A Garda detective superintendent has warned scams are likely to increase as we come closer to Christmas.
The number of scams targeting consumers jumped almost 80% in 2020, as fraudsters took advantage of uncertainties and unfamiliar situations prompted by the COVID crisis.
New figures from the Banking & Payments Federation also found that victims were conned out of €15.6m.
Garda Detective Superintendent Michael Cryan told Pat Kenny fraudsters will adapt to every situation.
"Some of them are very well put together, and they come across as very professional, and they perhaps get us at our most vulnerable times as well.
"They put pressure on people, there's a hard sell to a lot of them as well, there's a threatening element to a lot of them.
"The fraudsters take advantage of the prevailing situation at any given time to steal your money - it's as basic as that".
He says frauds or cons have always been there, but the internet has made it easier for them.
"With the internet, it's perhaps easier for the fraudster: they can hit a longer, a quicker target, a lot more people in different jurisdictions across the world.
"Some of them are very quick: the likes of the text messages - if you answer it you may get caught, if you don't answer the text, if you delete it, you're not going to get caught.
"And more than, then, there's an element of social engineering, financial grooming involved in romance frauds, advanced fee frauds.
"The fraudster takes whatever the situation is - so coming up to Christmas, the likes of shopping fraud becomes more prevalent.

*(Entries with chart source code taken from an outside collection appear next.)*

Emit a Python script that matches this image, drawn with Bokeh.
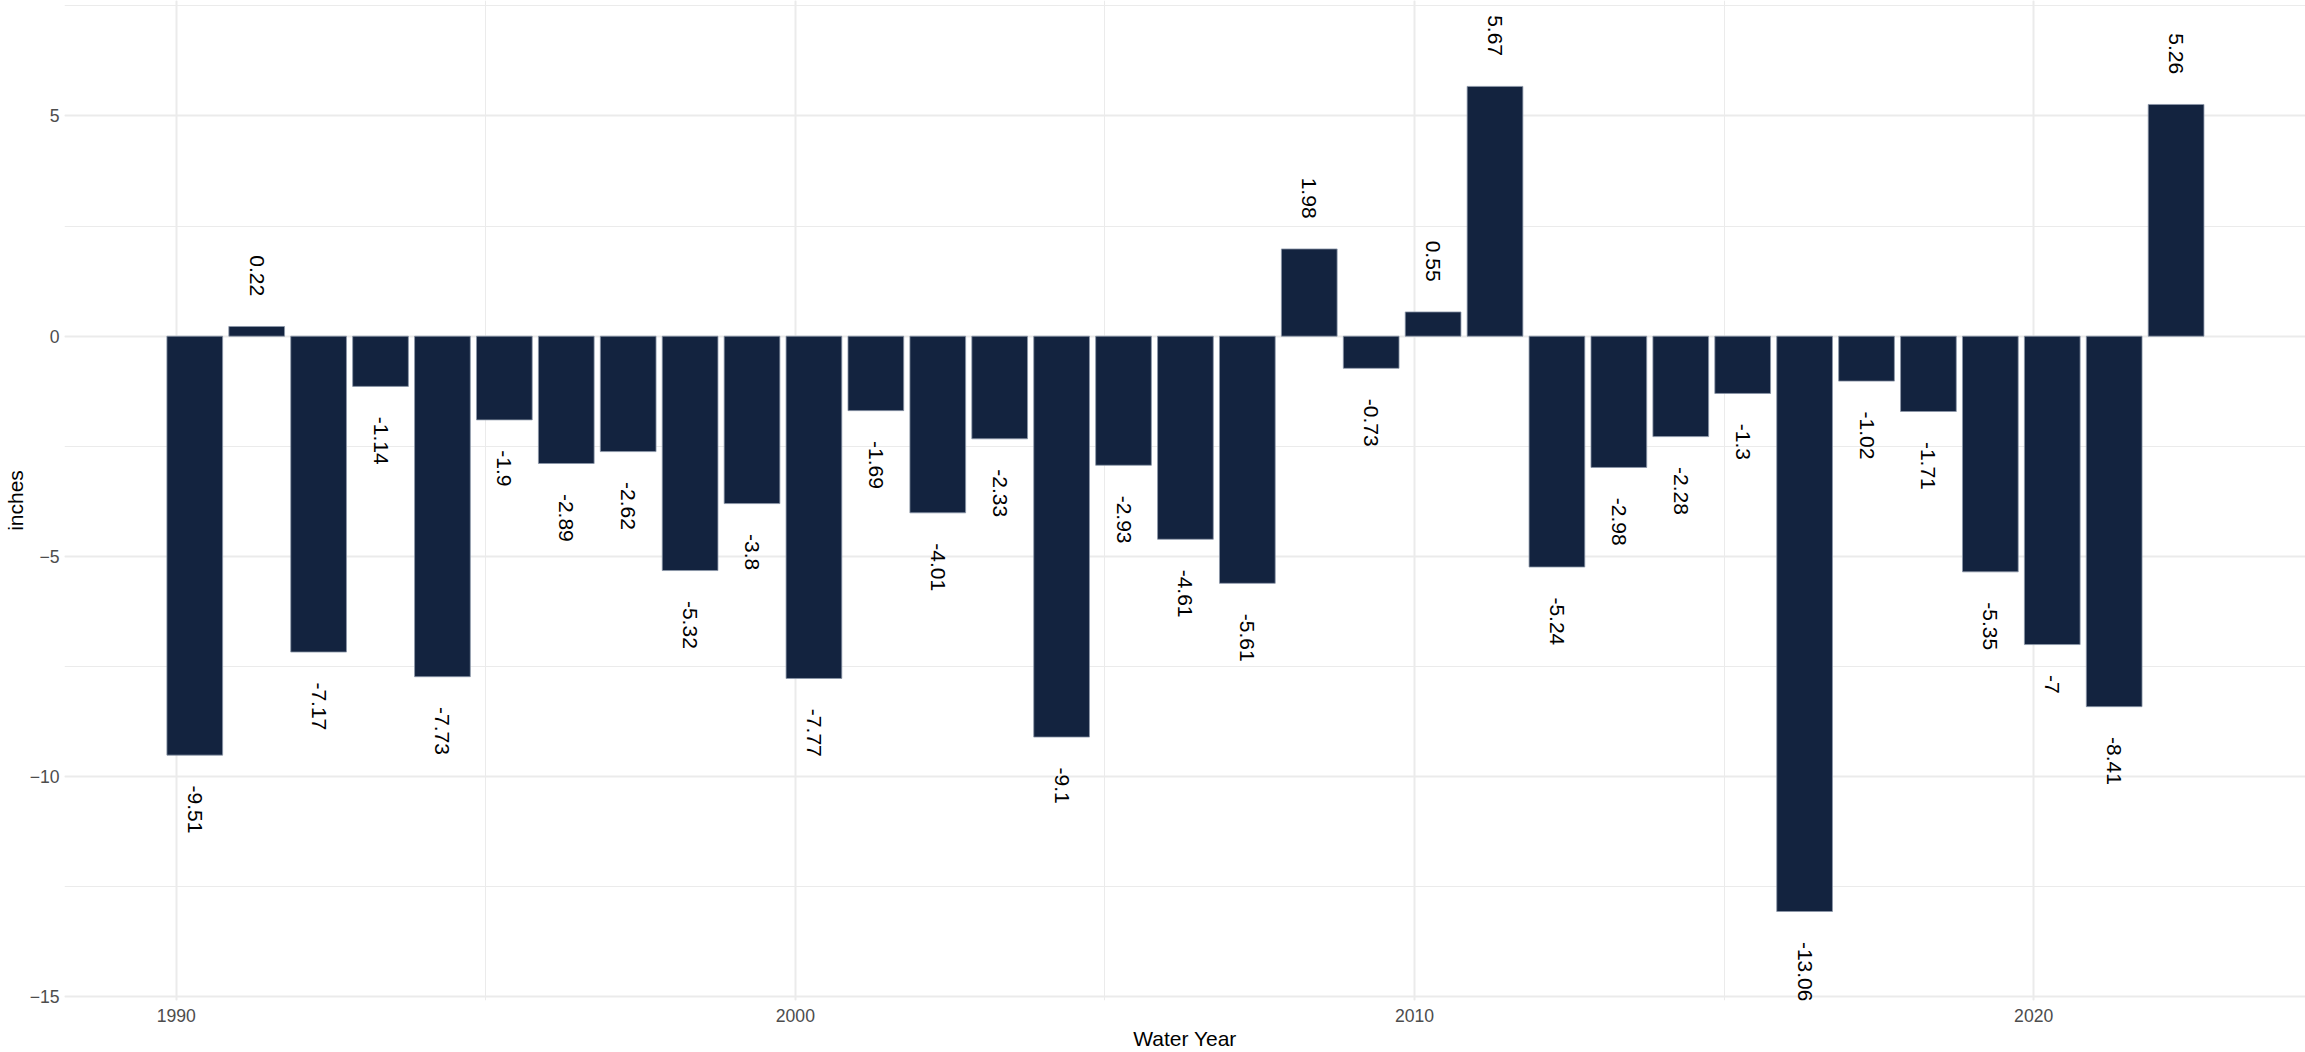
import math
from bokeh.plotting import figure
from bokeh.models import ColumnDataSource, SingleIntervalTicker, Range1d
from bokeh.embed import file_html
from bokeh.resources import INLINE
from bokeh.core.properties import value

# ---- data ----
water_years = list(range(1990, 2023))
departure_inches = [
    -9.51, 0.22, -7.17, -1.14, -7.73, -1.9, -2.89, -2.62, -5.32, -3.8,
    -7.77, -1.69, -4.01, -2.33, -9.1, -2.93, -4.61, -5.61, 1.98, -0.73,
    0.55, 5.67, -5.24, -2.98, -2.28, -1.3, -13.06, -1.02, -1.71, -5.35,
    -7, -8.41, 5.26,
]
x_ticks = [1990, 2000, 2010, 2020]
y_ticks = [-15, -10, -5, 0, 5]

# ---- styling / layout ----
BAR_SHIFT = 0.3
LABEL_GAP = 0.69
FONT = "Liberation Sans"
GRID = "#EBEBEB"

xs = [y + BAR_SHIFT for y in water_years]
labels = ["{:g}".format(v) for v in departure_inches]

pos = dict(x=[], y=[], t=[])
neg = dict(x=[], y=[], t=[])
for x, v, t in zip(xs, departure_inches, labels):
    d = pos if v >= 0 else neg
    d["x"].append(x)
    d["y"].append(v + LABEL_GAP if v >= 0 else v - LABEL_GAP)
    d["t"].append(t)

p = figure(
    width=2305, height=1052,
    x_range=Range1d(1988.196, 2024.39),
    y_range=Range1d(-15.08, 7.62),
    output_backend="svg", toolbar_location=None,
    min_border_left=0, min_border_right=0, min_border_top=0, min_border_bottom=0,
)
p.outline_line_color = None
p.background_fill_color = "white"
p.border_fill_color = "white"

bars = ColumnDataSource(dict(x=xs, top=departure_inches))
p.vbar(x="x", top="top", bottom=0, width=0.9, source=bars,
       fill_color="#13233F", line_color="#8C97A8", line_width=0.8)

for d, align in ((pos, "right"), (neg, "left")):
    p.text(x=d["x"], y=d["y"], text=d["t"], angle=-math.pi / 2,
           text_align=align, text_baseline="middle",
           text_font=value(FONT), text_font_size="21px", text_color="black")

p.xaxis.ticker = SingleIntervalTicker(interval=10, num_minor_ticks=2)
p.yaxis.ticker = SingleIntervalTicker(interval=5, num_minor_ticks=2)

for ax in (p.xaxis, p.yaxis):
    ax.axis_line_color = None
    ax.major_tick_line_color = None
    ax.minor_tick_line_color = None
    ax.major_tick_out = 0
    ax.minor_tick_out = 0
    ax.major_label_text_font = FONT
    ax.major_label_text_font_size = "17.6px"
    ax.major_label_text_color = "#4D4D4D"
    ax.axis_label_text_font = FONT
    ax.axis_label_text_font_size = "21px"
    ax.axis_label_text_font_style = "normal"
    ax.axis_label_text_color = "black"

p.xaxis.axis_label = "Water Year"
p.yaxis.axis_label = "inches"
p.xaxis.major_label_standoff = 8
p.xaxis.axis_label_standoff = 2
p.yaxis.major_label_standoff = 5
p.yaxis.axis_label_standoff = 0

for g in (p.xgrid, p.ygrid):
    g.grid_line_color = GRID
    g.grid_line_width = 2
    g.minor_grid_line_color = GRID
    g.minor_grid_line_width = 1

open("out.html", "w").write(file_html(p, INLINE))
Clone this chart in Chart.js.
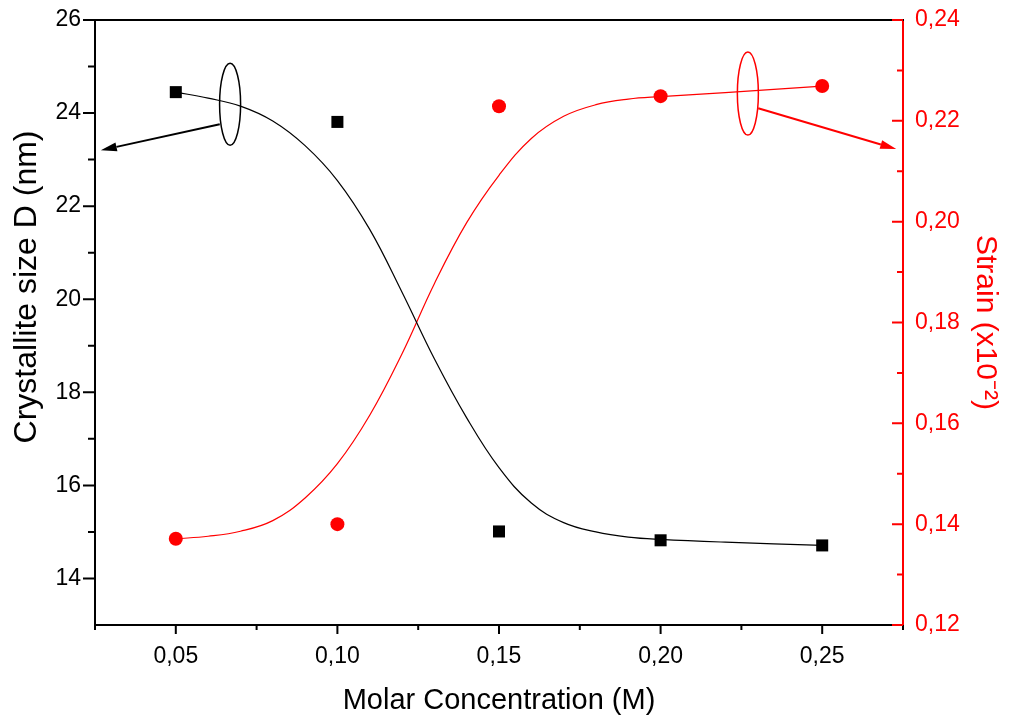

"They're the different types of frauds, the big one at the moment for the last year is the phone calls and text messages - what we call the smishing and the phishing".
Detective Cryan says even when a call or text looks like its from an official number, it may not be.
"It's called spoofing - there's software there to basically mask the number it's coming from to make it look like a bank, a Garda station, a Government department.
"That text message is sent automatically by a computer to thousands upon thousands of people, and your phone believes... it's from the bank".
'Not just a problem in Ireland'
On what people should do, he says they should always double check with their bank or provider directly.
"The advice we would always give is don't click on the link, take your time, just think about it.
"Perhaps ring your bank - but don't click on an unsolicited text or an e-mail or anything like that.
"And don't give away personal data: even if you do click on it, and the bank is looking for personal data, the bank won't be looking for your personal data.
"The bank won't be looking for your bank account numbers - they have it."
And he says Gardaí are working with telecom providers to combat this as much as they can.
"We are working quite closely with the service providers to try and stop these coming into the phone networks.
"Certainly it's something the phone companies really want to do, and we've been on to Comreg as well in relation to this.
"This is not just a problem in Ireland, at the moment it's a problem in English-speaking countries as well."
He says anyone who is a victim of crime should report it to An Garda Síochána.